Check out channels out of the main stream on bigger rivers – they will often hold most of the fish, usually in knee-deep water. On a braided river, channels often represent a stable section which has had water flow for 2-3 years, ensuring a good concentration of food.
Fish the edges…. big brown trout LIKE shallow edge water. The edge of light and dark, the edge of deep and shallow, the edge of fast and slow.
Look for and concentrate on sections of the river or stream which offer the basic requirements of food and shelter – on many of our streams, no pool means no fish!!!
Don’t Ignore Equipment Faults
If there is a knot in the leader, tippet or dropper… change it immediately! The “fish of the day” will bust you off easily enough, without knowingly operating on a handicap!

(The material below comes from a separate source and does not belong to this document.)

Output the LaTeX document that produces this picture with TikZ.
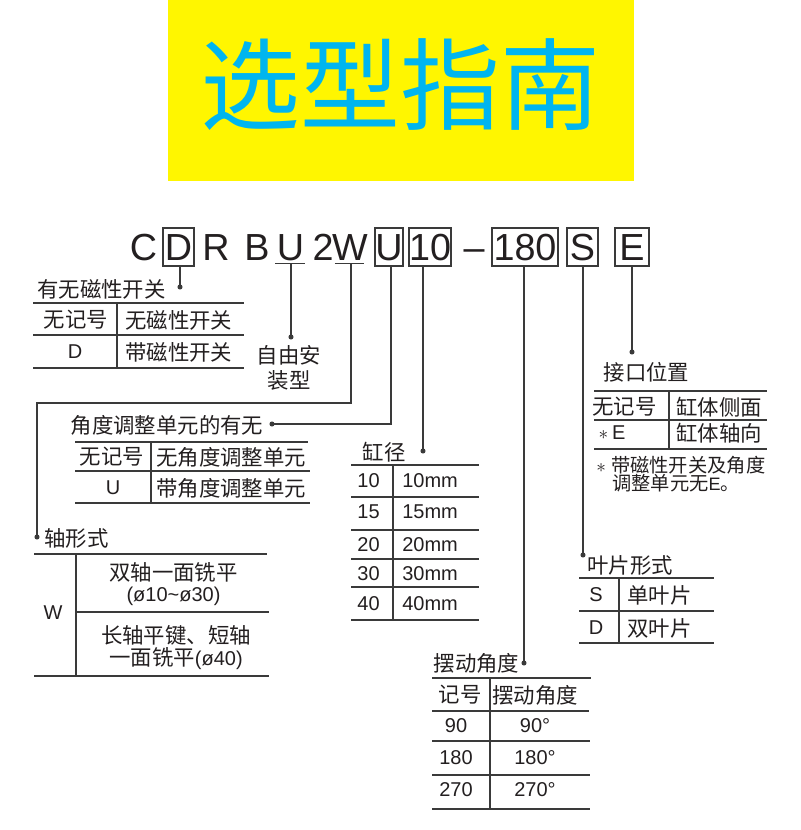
\documentclass[tikz,border=0pt]{standalone}
\usepackage{fontspec}
\setmainfont{Liberation Sans}
\newfontfamily\cjk{Noto Sans CJK SC}[Scale=1.07]
\newcommand\zhtext[1]{{\cjk #1}}
\newcommand\pxu{0.75pt}
\definecolor{ink}{HTML}{231F20}
\definecolor{rulec}{HTML}{3A3A3A}
\definecolor{titleblue}{HTML}{00B5EF}
\definecolor{titleyellow}{HTML}{FFF600}
\tikzset{
  ln/.style={draw=rulec, line width=1pt},
  code/.style={font=\fontsize{28.3}{34}\selectfont, text=ink, inner sep=0pt, text height=20.2pt, text depth=0pt},
  codebox/.style={code, draw=rulec, line width=1pt, minimum height=28.5pt},
  lt/.style={font=\fontsize{15}{18}\selectfont, text=ink, inner sep=0pt},
  cj/.style={font=\fontsize{15}{18.75}\selectfont\cjk, text=ink, inner sep=0pt},
  ntx/.style={font=\fontsize{13.5}{16}\selectfont, text=ink, inner sep=0pt},
  dotmark/.style={fill=rulec}
}
\begin{document}
\begin{tikzpicture}[x=0.75pt,y=-0.75pt]
\useasboundingbox (0,0) rectangle (800,830);
\fill[white] (0,0) rectangle (800,830);
% banner
\node[fill=titleyellow, minimum width=466*\pxu, minimum height=181*\pxu, inner sep=0pt, anchor=north west] (banner) at (168,0) {};
\node[font=\fontsize{70}{80}\selectfont\cjk, text=titleblue, inner sep=0pt] (title) at (400.5,85) {选型指南};
% code line
\node[code] (cC) at (143.5,247) {C};
\node[codebox, minimum width=31*\pxu] (bD) at (178.5,247) {D};
\node[code] (cR) at (216,247) {R};
\node[code] (cB) at (257,247) {B};
\node[code, inner ysep=1.9pt] (uU) at (290.5,247) {U};
\node[code] (c2) at (323,247) {2};
\node[code, inner ysep=1.9pt] (uW) at (350,247) {W};
\node[codebox, minimum width=28*\pxu] (bU) at (389,247) {U};
\node[codebox, minimum width=42*\pxu] (b10) at (430,247) {10};
\node[code] (cdash) at (474,247) {–};
\node[codebox, minimum width=66*\pxu] (b180) at (525,247) {180};
\node[codebox, minimum width=31*\pxu] (bS) at (582.5,247) {S};
\node[codebox, minimum width=34*\pxu] (bE) at (632,247) {E};
\draw[ln] ([xshift=-1pt]uU.south west) -- ([xshift=0.5pt]uU.south east);
\draw[ln] ([xshift=2.2pt]uW.south west) -- ([xshift=-3pt]uW.south east);
% dots and corners
\coordinate (dD) at (180,287);
\coordinate (dU1) at (291,337);
\coordinate (kW) at (351,403);
\coordinate (dW) at (37,537);
\coordinate (kU) at (391,424);
\coordinate (dU) at (272,424);
\coordinate (d10) at (423,451);
\coordinate (d180) at (524,663);
\coordinate (dS) at (583,555);
\coordinate (dE) at (632,352);
\draw[ln] (bD.south -| dD) -- (dD);
\draw[ln] (uU.south -| dU1) -- (dU1);
\draw[ln] (uW.south -| kW) -- (kW) -| (dW);
\draw[ln] (bU.south -| kU) -- (kU) -- (dU);
\draw[ln] (b10.south -| d10) -- (d10);
\draw[ln] (b180.south -| d180) -- (d180);
\draw[ln] (bS.south -| dS) -- (dS);
\draw[ln] (bE.south -| dE) -- (dE);
\foreach \d in {dD,dU1,dW,dU,d10,d180,dS,dE} \fill[dotmark] (\d) circle (1.9pt);
% labels
\node[cj] (lD) at (101.5,289) {有无磁性开关};
\node[cj, align=center] (lFree) at (289,367.5) {自由安\\装型};
\node[cj] (lW) at (76.5,538) {轴形式};
\node[cj] (lU) at (167,425) {角度调整单元的有无};
\node[cj] (l10) at (384,452) {缸径};
\node[cj] (l180) at (476.5,663) {摆动角度};
\node[cj] (lS) at (630,565) {叶片形式};
\node[cj] (lE) at (646.5,372) {接口位置};
% table 1: magnetic switch
\draw[ln] (33,303) -- (244,303) (33,335) -- (244,335) (33,368) -- (244,368) (117,303) -- (117,368);
\node[cj] (m11) at (76,320) {无记号};
\node[cj, anchor=west] (m12) at (125,320) {无磁性开关};
\node[lt] (m21) at (75,352) {D};
\node[cj, anchor=west] (m22) at (125,352) {带磁性开关};
% table 2: angle adjust unit
\draw[ln] (75,442) -- (308,442) (75,471) -- (310,471) (75,503) -- (310,503) (151,442) -- (151,503);
\node[cj] (a11) at (112,457) {无记号};
\node[cj, anchor=west] (a12) at (156,457) {无角度调整单元};
\node[lt] (a21) at (113,488) {U};
\node[cj, anchor=west] (a22) at (156,488) {带角度调整单元};
% table 3: shaft
\draw[ln] (34,554) -- (267,554) (76,612) -- (269,612) (34,676) -- (269,676) (76,554) -- (76,676);
\node[lt] (w0) at (53,613) {W};
\node[cj] (w1a) at (173.5,572) {双轴一面铣平};
\node[lt] (w1b) at (173.5,596) {(ø10\textasciitilde ø30)};
\node[cj] (w2a) at (176,635) {长轴平键、短轴};
\node[lt] (w2b) at (176,659) {\zhtext{一面铣平}(ø40)};
% table 4: bore
\draw[ln] (351,465) -- (479,465) (351,497) -- (479,497) (351,530) -- (479,530) (351,559) -- (479,559) (351,587) -- (479,587) (351,620) -- (479,620) (393,465) -- (393,620);
\node[lt] (r1a) at (368.5,481) {10};
\node[lt, anchor=west] (r1b) at (402,481) {10mm};
\node[lt] (r2a) at (368.5,512) {15};
\node[lt, anchor=west] (r2b) at (402,512) {15mm};
\node[lt] (r3a) at (368.5,545) {20};
\node[lt, anchor=west] (r3b) at (402,545) {20mm};
\node[lt] (r4a) at (368.5,574) {30};
\node[lt, anchor=west] (r4b) at (402,574) {30mm};
\node[lt] (r5a) at (368.5,604) {40};
\node[lt, anchor=west] (r5b) at (402,604) {40mm};
% table 5: swing angle
\draw[ln] (432,678) -- (591,678) (432,711) -- (589,711) (432,741) -- (590,741) (432,775) -- (590,775) (432,809) -- (590,809) (490,678) -- (490,809);
\node[cj] (s11) at (460,695) {记号};
\node[cj] (s12) at (535,695) {摆动角度};
\node[lt] (s21) at (456,726) {90};
\node[lt] (s22) at (535,726) {90°};
\node[lt] (s31) at (456,758) {180};
\node[lt] (s32) at (535,758) {180°};
\node[lt] (s41) at (456,790) {270};
\node[lt] (s42) at (535,790) {270°};
% table 6: vane
\draw[ln] (579,578) -- (714,578) (579,611) -- (714,611) (579,643) -- (714,643) (619,578) -- (619,643);
\node[lt] (v11) at (596,595) {S};
\node[cj, anchor=west] (v12) at (627,595) {单叶片};
\node[lt] (v21) at (596,628) {D};
\node[cj, anchor=west] (v22) at (627,628) {双叶片};
% table 7: port position
\draw[ln] (594,391) -- (767,391) (594,420) -- (767,420) (594,449) -- (767,449) (669,391) -- (669,449);
\node[cj] (p11) at (624.5,407) {无记号};
\node[cj] (p12) at (719,407) {缸体侧面};
\node[lt] (p21) at (612,433) {$\ast$\kern3pt E};
\node[cj] (p22) at (719,433) {缸体轴向};
\node[ntx, anchor=west] (n1) at (596,465) {$\ast$\kern4pt\zhtext{带磁性开关及角度}};
\node[ntx, anchor=west] (n2) at (612,483) {\zhtext{调整单元无}E\zhtext{。}};
\end{tikzpicture}
\end{document}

That could only be described as stupidity…
Oil your reel…. that way, the line might peel off fast enough for the tippet not to break!
Clean your line… that way, the 80ft casts will be much easier to make.
Chopping and changing rigs regularly through the day is a great way to ensure wind knots etc don’t lurk unnoticed…
Carry Replacement Kit
Leaders… on rivers where big fish are likely, I use 9ft 2X leaders, and carry several spares, plus 3X and 4X in case we end up on a spring creek or stillwater etc casting midges! 🙂 You can make knotted leaders, and they are certainly going to work out cheaper. However, if its windy, or your casting is sloppy, knotted leaders do cause more tangles!
Tippet… always carry 3X and 4X. Soft line is better than hard. I use Umpqua. Avoid anything lighter if possible. Our fish will bust you off from time to time even on heavy tippet, and light lines mean you cannot hurry the fish to the net – important if you want them to survive the “catch & release” procedure.
Reels & Spools… bad stuff happens! Try getting spooled and busted off by a monster brownie, and then have your day really ruined by not having a spare fly line… A spare spool or reel is not heavy….. and for the same reason, it makes sense to have spare rod in the car.
Do’s and Don’ts of Fly Fishing
Don’t false cast over a sighted fish, as you risk it seeing the line or leader, or alerting it by showering its position with water droplets (a dead giveaway on a fine day!)
Do false cast off to the side- at least 10 ft away – this is also the best way to get the correct casting distance sorted out.